PROBLEM DESCRIPTION:
Retype each line of the material exactly, please, skipping any picture in it.

▽

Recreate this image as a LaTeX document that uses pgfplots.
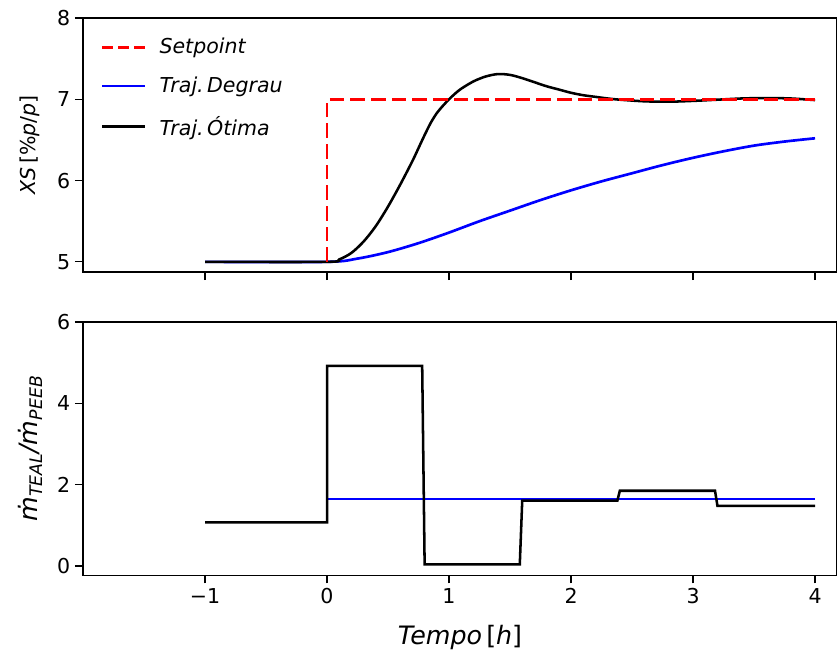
\documentclass[border=0pt]{standalone}
\usepackage{fontspec}
\setmainfont{DejaVu Sans}
\usepackage{pgfplots}
\pgfplotsset{compat=1.18}

\pgfplotstableread{
x y
-1 5
0 5
0.1 5.03
0.2 5.11
0.3 5.25
0.4 5.44
0.5 5.68
0.6 5.95
0.7 6.24
0.75 6.40
0.8 6.56
0.85 6.71
0.9 6.83
0.95 6.92
1.0 7.00
1.05 7.07
1.1 7.13
1.2 7.22
1.3 7.28
1.4 7.31
1.5 7.30
1.6 7.26
1.7 7.21
1.8 7.16
1.9 7.12
2.0 7.08
2.1 7.05
2.2 7.03
2.3 7.01
2.4 6.995
2.6 6.975
2.8 6.97
3.0 6.98
3.2 6.995
3.4 7.01
3.6 7.015
3.8 7.01
4.0 6.99
}\otima

\pgfplotstableread{
x y
-1 5
0 5
0.25 5.04
0.5 5.12
0.75 5.23
1.0 5.36
1.25 5.50
1.5 5.63
1.75 5.76
2.0 5.88
2.25 5.99
2.5 6.09
2.75 6.19
3.0 6.28
3.25 6.36
3.5 6.43
3.75 6.48
4.0 6.52
}\degrau

\pgfplotstableread{
x y
-1 1.07
0 1.07
0 4.92
0.78 4.92
0.80 0.04
1.58 0.04
1.60 1.61
2.38 1.61
2.40 1.85
3.18 1.85
3.20 1.48
4.0 1.48
}\razaootima

\begin{document}
\begin{tikzpicture}
\pgfplotsset{panel/.style={
  scale only axis, width=565.5pt,
  xmin=-2, xmax=4.18, xtick={-1,0,1,2,3,4},
  tick pos=left, tick align=outside, major tick length=6pt,
  axis line style={black, line width=0.9pt},
  tick style={black, line width=0.9pt},
  tick label style={font=\fontsize{15.4}{18}\selectfont},
  /pgf/number format/assume math mode=true,
  y label style={at={(axis description cs:-0.07,0.5)}, anchor=center},
}}
% painel superior: XS
\begin{axis}[panel, name=top,
  at={(0,227.5pt)}, anchor=south west, height=190.5pt,
  ymin=4.875, ymax=8, ytick={5,6,7,8},
  xticklabels={},
  ylabel={\fontsize{15.4}{18}\selectfont\textit{XS}\,[\%\textit{p}/\textit{p}]},
  legend style={draw=none, fill=none, at={(axis description cs:0,1)},
    anchor=north west, xshift=10pt, yshift=-11pt,
    font=\fontsize{15.4}{18}\selectfont, row sep=12pt},
  legend cell align=left,
  legend image code/.code={\draw[#1] (0pt,0pt) -- (32pt,0pt); \path (40pt,0pt);}
]
\addlegendimage{red, line width=2.2pt, dash pattern=on 8pt off 4pt}
\addlegendentry{\textit{Setpoint}}
\addlegendimage{blue, line width=2pt}
\addlegendentry{\textit{Traj.\,Degrau}}
\addlegendimage{black, line width=1.9pt}
\addlegendentry{\textit{Traj.\,Ótima}}
\addplot[blue, line width=2pt, smooth, forget plot] table {\degrau};
\addplot[black, line width=1.9pt, smooth, forget plot] table {\otima};
\addplot[red, line width=2.2pt, dash pattern=on 11pt off 4.5pt, forget plot]
  coordinates {(0,5) (0,7) (4,7)};
\end{axis}
% painel inferior: razao de vazoes
\begin{axis}[panel, name=bot,
  at={(0,0)}, anchor=south west, height=190pt,
  ymin=-0.23, ymax=6, ytick={0,2,4,6},
  xticklabels={−1,0,1,2,3,4},
  ylabel={\fontsize{19}{22}\selectfont\itshape \.m\raisebox{-3.5pt}{\fontsize{13}{15}\selectfont TEAL}/\.m\raisebox{-3.5pt}{\fontsize{13}{15}\selectfont PEEB}},
  xlabel={\fontsize{19}{22}\selectfont\textit{Tempo}\,[\textit{h}]},
  x label style={at={(axis description cs:0.5,0)}, anchor=base, yshift=-51.75pt}
]
\addplot[blue, line width=2pt] coordinates {(0,1.65) (4,1.65)};
\addplot[black, line width=1.9pt] table {\razaootima};
\end{axis}
\pgfresetboundingbox
\path (-62.25pt,-59.25pt) rectangle (565.5pt,431.5pt);
\end{tikzpicture}
\end{document}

△

RESPONSE:
Recreate this image as a LaTeX document that uses pgfplots.
\documentclass[border=0pt]{standalone}
\usepackage{fontspec}
\setmainfont{DejaVu Sans}
\usepackage{pgfplots}
\pgfplotsset{compat=1.18}

\pgfplotstableread{
x y
-1 5
0 5
0.1 5.03
0.2 5.11
0.3 5.25
0.4 5.44
0.5 5.68
0.6 5.95
0.7 6.24
0.75 6.40
0.8 6.56
0.85 6.71
0.9 6.83
0.95 6.92
1.0 7.00
1.05 7.07
1.1 7.13
1.2 7.22
1.3 7.28
1.4 7.31
1.5 7.30
1.6 7.26
1.7 7.21
1.8 7.16
1.9 7.12
2.0 7.08
2.1 7.05
2.2 7.03
2.3 7.01
2.4 6.995
2.6 6.975
2.8 6.97
3.0 6.98
3.2 6.995
3.4 7.01
3.6 7.015
3.8 7.01
4.0 6.99
}\otima

\pgfplotstableread{
x y
-1 5
0 5
0.25 5.04
0.5 5.12
0.75 5.23
1.0 5.36
1.25 5.50
1.5 5.63
1.75 5.76
2.0 5.88
2.25 5.99
2.5 6.09
2.75 6.19
3.0 6.28
3.25 6.36
3.5 6.43
3.75 6.48
4.0 6.52
}\degrau

\pgfplotstableread{
x y
-1 1.07
0 1.07
0 4.92
0.78 4.92
0.80 0.04
1.58 0.04
1.60 1.61
2.38 1.61
2.40 1.85
3.18 1.85
3.20 1.48
4.0 1.48
}\razaootima

\begin{document}
\begin{tikzpicture}
\pgfplotsset{panel/.style={
  scale only axis, width=565.5pt,
  xmin=-2, xmax=4.18, xtick={-1,0,1,2,3,4},
  tick pos=left, tick align=outside, major tick length=6pt,
  axis line style={black, line width=0.9pt},
  tick style={black, line width=0.9pt},
  tick label style={font=\fontsize{15.4}{18}\selectfont},
  /pgf/number format/assume math mode=true,
  y label style={at={(axis description cs:-0.07,0.5)}, anchor=center},
}}
% painel superior: XS
\begin{axis}[panel, name=top,
  at={(0,227.5pt)}, anchor=south west, height=190.5pt,
  ymin=4.875, ymax=8, ytick={5,6,7,8},
  xticklabels={},
  ylabel={\fontsize{15.4}{18}\selectfont\textit{XS}\,[\%\textit{p}/\textit{p}]},
  legend style={draw=none, fill=none, at={(axis description cs:0,1)},
    anchor=north west, xshift=10pt, yshift=-11pt,
    font=\fontsize{15.4}{18}\selectfont, row sep=12pt},
  legend cell align=left,
  legend image code/.code={\draw[#1] (0pt,0pt) -- (32pt,0pt); \path (40pt,0pt);}
]
\addlegendimage{red, line width=2.2pt, dash pattern=on 8pt off 4pt}
\addlegendentry{\textit{Setpoint}}
\addlegendimage{blue, line width=2pt}
\addlegendentry{\textit{Traj.\,Degrau}}
\addlegendimage{black, line width=1.9pt}
\addlegendentry{\textit{Traj.\,Ótima}}
\addplot[blue, line width=2pt, smooth, forget plot] table {\degrau};
\addplot[black, line width=1.9pt, smooth, forget plot] table {\otima};
\addplot[red, line width=2.2pt, dash pattern=on 11pt off 4.5pt, forget plot]
  coordinates {(0,5) (0,7) (4,7)};
\end{axis}
% painel inferior: razao de vazoes
\begin{axis}[panel, name=bot,
  at={(0,0)}, anchor=south west, height=190pt,
  ymin=-0.23, ymax=6, ytick={0,2,4,6},
  xticklabels={−1,0,1,2,3,4},
  ylabel={\fontsize{19}{22}\selectfont\itshape \.m\raisebox{-3.5pt}{\fontsize{13}{15}\selectfont TEAL}/\.m\raisebox{-3.5pt}{\fontsize{13}{15}\selectfont PEEB}},
  xlabel={\fontsize{19}{22}\selectfont\textit{Tempo}\,[\textit{h}]},
  x label style={at={(axis description cs:0.5,0)}, anchor=base, yshift=-51.75pt}
]
\addplot[blue, line width=2pt] coordinates {(0,1.65) (4,1.65)};
\addplot[black, line width=1.9pt] table {\razaootima};
\end{axis}
\pgfresetboundingbox
\path (-62.25pt,-59.25pt) rectangle (565.5pt,431.5pt);
\end{tikzpicture}
\end{document}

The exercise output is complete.